- Problem description -
Using the data below, repeat all of it precisely.

- Dataset extract -
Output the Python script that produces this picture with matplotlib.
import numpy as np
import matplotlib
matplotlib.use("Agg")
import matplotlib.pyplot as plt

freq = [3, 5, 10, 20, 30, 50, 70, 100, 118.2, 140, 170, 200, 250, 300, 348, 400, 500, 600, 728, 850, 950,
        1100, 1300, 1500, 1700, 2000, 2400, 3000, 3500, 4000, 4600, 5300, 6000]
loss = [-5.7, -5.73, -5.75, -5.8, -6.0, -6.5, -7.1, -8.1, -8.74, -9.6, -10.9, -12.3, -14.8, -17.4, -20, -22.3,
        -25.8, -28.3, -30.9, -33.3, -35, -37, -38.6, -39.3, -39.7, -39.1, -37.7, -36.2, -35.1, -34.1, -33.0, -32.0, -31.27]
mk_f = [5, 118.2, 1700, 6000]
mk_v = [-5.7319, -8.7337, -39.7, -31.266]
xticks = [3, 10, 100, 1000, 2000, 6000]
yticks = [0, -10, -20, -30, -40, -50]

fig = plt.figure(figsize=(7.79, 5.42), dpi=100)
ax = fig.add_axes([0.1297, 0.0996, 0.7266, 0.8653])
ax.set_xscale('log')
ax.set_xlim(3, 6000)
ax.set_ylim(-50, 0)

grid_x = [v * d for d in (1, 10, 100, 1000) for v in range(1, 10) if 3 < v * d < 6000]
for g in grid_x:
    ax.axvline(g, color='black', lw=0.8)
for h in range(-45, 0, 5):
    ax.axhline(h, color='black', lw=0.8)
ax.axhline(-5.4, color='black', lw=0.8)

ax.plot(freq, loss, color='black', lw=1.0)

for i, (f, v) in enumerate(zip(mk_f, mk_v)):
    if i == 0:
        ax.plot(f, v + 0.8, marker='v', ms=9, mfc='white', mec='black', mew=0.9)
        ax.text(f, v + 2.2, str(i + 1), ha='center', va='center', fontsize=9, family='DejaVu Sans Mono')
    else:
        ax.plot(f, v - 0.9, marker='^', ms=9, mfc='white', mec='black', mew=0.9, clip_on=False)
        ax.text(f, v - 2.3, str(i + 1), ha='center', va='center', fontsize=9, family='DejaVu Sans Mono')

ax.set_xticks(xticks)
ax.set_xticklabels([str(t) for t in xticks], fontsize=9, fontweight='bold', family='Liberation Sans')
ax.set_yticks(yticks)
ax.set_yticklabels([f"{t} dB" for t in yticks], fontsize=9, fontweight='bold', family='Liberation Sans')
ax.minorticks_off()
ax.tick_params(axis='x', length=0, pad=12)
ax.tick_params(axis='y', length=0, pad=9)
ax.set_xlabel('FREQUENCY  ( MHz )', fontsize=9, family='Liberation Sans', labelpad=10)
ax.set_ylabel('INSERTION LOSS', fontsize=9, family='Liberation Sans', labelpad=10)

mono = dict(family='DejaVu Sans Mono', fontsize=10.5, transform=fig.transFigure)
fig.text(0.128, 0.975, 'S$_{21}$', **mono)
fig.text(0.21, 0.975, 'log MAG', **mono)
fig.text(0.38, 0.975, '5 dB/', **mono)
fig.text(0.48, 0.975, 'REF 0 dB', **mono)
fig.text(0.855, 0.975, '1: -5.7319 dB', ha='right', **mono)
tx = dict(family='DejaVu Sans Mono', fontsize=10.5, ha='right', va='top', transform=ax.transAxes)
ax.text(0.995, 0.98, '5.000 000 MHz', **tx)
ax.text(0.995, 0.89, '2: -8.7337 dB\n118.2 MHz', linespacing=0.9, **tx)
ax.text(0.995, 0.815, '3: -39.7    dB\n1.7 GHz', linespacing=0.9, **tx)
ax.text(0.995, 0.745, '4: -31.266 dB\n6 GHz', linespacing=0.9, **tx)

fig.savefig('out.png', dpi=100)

- Worked answer -
Output the Python script that produces this picture with matplotlib.
import numpy as np
import matplotlib
matplotlib.use("Agg")
import matplotlib.pyplot as plt

freq = [3, 5, 10, 20, 30, 50, 70, 100, 118.2, 140, 170, 200, 250, 300, 348, 400, 500, 600, 728, 850, 950,
        1100, 1300, 1500, 1700, 2000, 2400, 3000, 3500, 4000, 4600, 5300, 6000]
loss = [-5.7, -5.73, -5.75, -5.8, -6.0, -6.5, -7.1, -8.1, -8.74, -9.6, -10.9, -12.3, -14.8, -17.4, -20, -22.3,
        -25.8, -28.3, -30.9, -33.3, -35, -37, -38.6, -39.3, -39.7, -39.1, -37.7, -36.2, -35.1, -34.1, -33.0, -32.0, -31.27]
mk_f = [5, 118.2, 1700, 6000]
mk_v = [-5.7319, -8.7337, -39.7, -31.266]
xticks = [3, 10, 100, 1000, 2000, 6000]
yticks = [0, -10, -20, -30, -40, -50]

fig = plt.figure(figsize=(7.79, 5.42), dpi=100)
ax = fig.add_axes([0.1297, 0.0996, 0.7266, 0.8653])
ax.set_xscale('log')
ax.set_xlim(3, 6000)
ax.set_ylim(-50, 0)

grid_x = [v * d for d in (1, 10, 100, 1000) for v in range(1, 10) if 3 < v * d < 6000]
for g in grid_x:
    ax.axvline(g, color='black', lw=0.8)
for h in range(-45, 0, 5):
    ax.axhline(h, color='black', lw=0.8)
ax.axhline(-5.4, color='black', lw=0.8)

ax.plot(freq, loss, color='black', lw=1.0)

for i, (f, v) in enumerate(zip(mk_f, mk_v)):
    if i == 0:
        ax.plot(f, v + 0.8, marker='v', ms=9, mfc='white', mec='black', mew=0.9)
        ax.text(f, v + 2.2, str(i + 1), ha='center', va='center', fontsize=9, family='DejaVu Sans Mono')
    else:
        ax.plot(f, v - 0.9, marker='^', ms=9, mfc='white', mec='black', mew=0.9, clip_on=False)
        ax.text(f, v - 2.3, str(i + 1), ha='center', va='center', fontsize=9, family='DejaVu Sans Mono')

ax.set_xticks(xticks)
ax.set_xticklabels([str(t) for t in xticks], fontsize=9, fontweight='bold', family='Liberation Sans')
ax.set_yticks(yticks)
ax.set_yticklabels([f"{t} dB" for t in yticks], fontsize=9, fontweight='bold', family='Liberation Sans')
ax.minorticks_off()
ax.tick_params(axis='x', length=0, pad=12)
ax.tick_params(axis='y', length=0, pad=9)
ax.set_xlabel('FREQUENCY  ( MHz )', fontsize=9, family='Liberation Sans', labelpad=10)
ax.set_ylabel('INSERTION LOSS', fontsize=9, family='Liberation Sans', labelpad=10)

mono = dict(family='DejaVu Sans Mono', fontsize=10.5, transform=fig.transFigure)
fig.text(0.128, 0.975, 'S$_{21}$', **mono)
fig.text(0.21, 0.975, 'log MAG', **mono)
fig.text(0.38, 0.975, '5 dB/', **mono)
fig.text(0.48, 0.975, 'REF 0 dB', **mono)
fig.text(0.855, 0.975, '1: -5.7319 dB', ha='right', **mono)
tx = dict(family='DejaVu Sans Mono', fontsize=10.5, ha='right', va='top', transform=ax.transAxes)
ax.text(0.995, 0.98, '5.000 000 MHz', **tx)
ax.text(0.995, 0.89, '2: -8.7337 dB\n118.2 MHz', linespacing=0.9, **tx)
ax.text(0.995, 0.815, '3: -39.7    dB\n1.7 GHz', linespacing=0.9, **tx)
ax.text(0.995, 0.745, '4: -31.266 dB\n6 GHz', linespacing=0.9, **tx)

fig.savefig('out.png', dpi=100)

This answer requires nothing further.